HUNTINGDON, Pa. -- Most people wait until they have accrued major life experience before tackling the Great American Novel. Rae Walensky, a junior at Juniata College, figured why wait?

The precocious student, who is studying psychology and writing at the college, published "Terranova" earlier this year. The novel, which Walensky places in the fantasy genre, tells the story of an imaginary world that is thrown into chaos by a mysterious being uniquely gifted with free will. The story traces the arc of the character through the upheaval caused by the being's influence and his adventures as various factions intrigue to struggle for control of Walensky's fantasy world.

"It's really a book about spirituality that I wanted to tell in an unconventional way," says Walensky, who writes under the pen name Raleigh Sky. "Basically I created a fantasy society and made up my own rules for the world they live in.

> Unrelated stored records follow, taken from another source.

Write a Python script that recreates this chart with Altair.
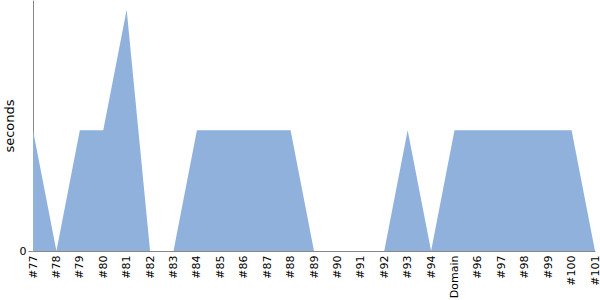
import altair as alt
import pandas as pd

categories = ["#77", "#78", "#79", "#80", "#81", "#82", "#83", "#84", "#85", "#86",
              "#87", "#88", "#89", "#90", "#91", "#92", "#93", "#94", "Domain", "#96",
              "#97", "#98", "#99", "#100", "#101"]
seconds = [1, 0, 1, 1, 2, 0, 0, 1, 1, 1,
           1, 1, 0, 0, 0, 0, 1, 0, 1, 1,
           1, 1, 1, 1, 0]

df = pd.DataFrame({"build": categories, "seconds": seconds})

chart = alt.Chart(df).mark_area(color="#8fb1db", opacity=1).encode(
    x=alt.X("build:N", sort=categories, title=None,
            scale=alt.Scale(type="point", padding=0),
            axis=alt.Axis(labelAngle=-90, ticks=False, labelPadding=4, labelFontSize=11,
                          labelColor="black", domainColor="#888", grid=False)),
    y=alt.Y("seconds:Q", title="seconds",
            scale=alt.Scale(domain=[0, 2.08], nice=False),
            axis=alt.Axis(values=[0], grid=False, domainColor="#888", tickColor="#888",
                          labelFontSize=11, labelColor="black", titleFontSize=13,
                          titleFontWeight="normal", titlePadding=3)),
).properties(
    width=562, height=251,
    padding={"left": 33, "top": 0, "right": 5, "bottom": 49},
    autosize=alt.AutoSizeParams(type="none"),
).configure(font="DejaVu Sans").configure_view(stroke=None)

chart.save("out.html", embed_options={"renderer": "svg", "actions": False})
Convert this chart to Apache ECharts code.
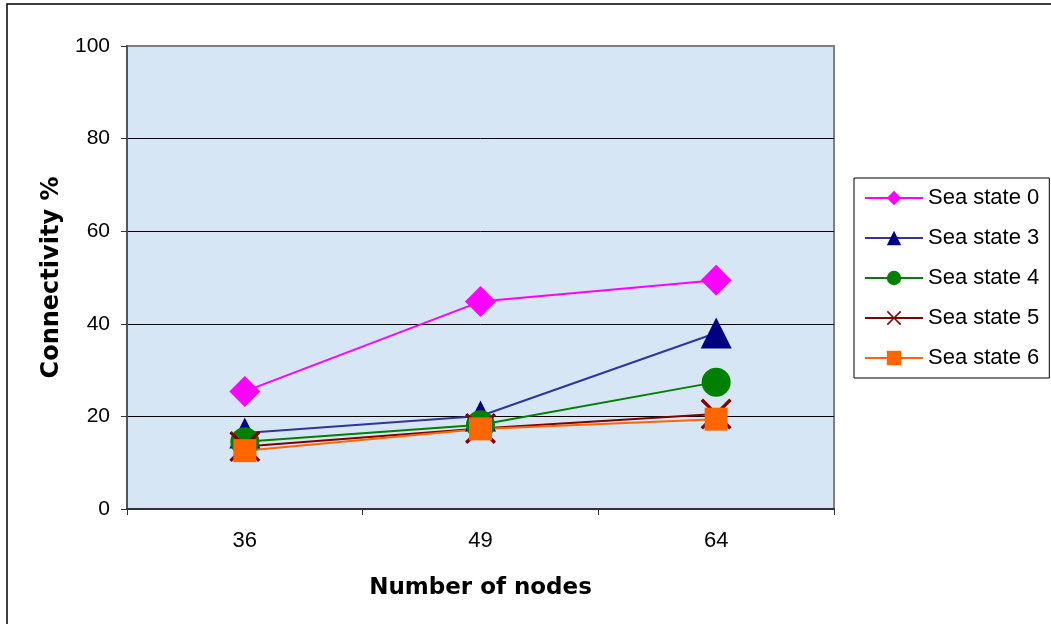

It was a lot of fun creating and then breaking the rules."

The book is published by iUniverse, an Internet publisher that prints on demand when an author makes a sale. The 216-page novel has sold about 20 copies and amassed sales of $200. Walensky gets to keep royalties of 20 percent of sales, so it's clear the student from Sarasota, Fla. did not write the book to make her fortune.

Although the Internet publisher is a print-on-demand operation, it should not be considered a vanity press, where would-be authors can print anything. Walensky explains she went through an extensive editing process. She was assigned an editor who sent back her manuscript with a 20-page list of corrections and suggestions.

"It was a pretty grueling process," she says. In addition, she asked Peter Goldstein, professor of English at Juniata and a published poet, to take a look at the book before she submitted it for publication.

"It was a very ambitious undertaking and she has a tremendous amount of potential," Goldstein says. "She has the imagination to create her own world on the page and remain passionate about writing."

Walensky says she probably won't attempt to write another novel until she's out of college. She wrote "Terranova" in about five months starting it in September 2003 and finishing it in January. "I wrote constantly and my GPA suffered," she admits. "I will probably wait until I go to graduate school before trying another one."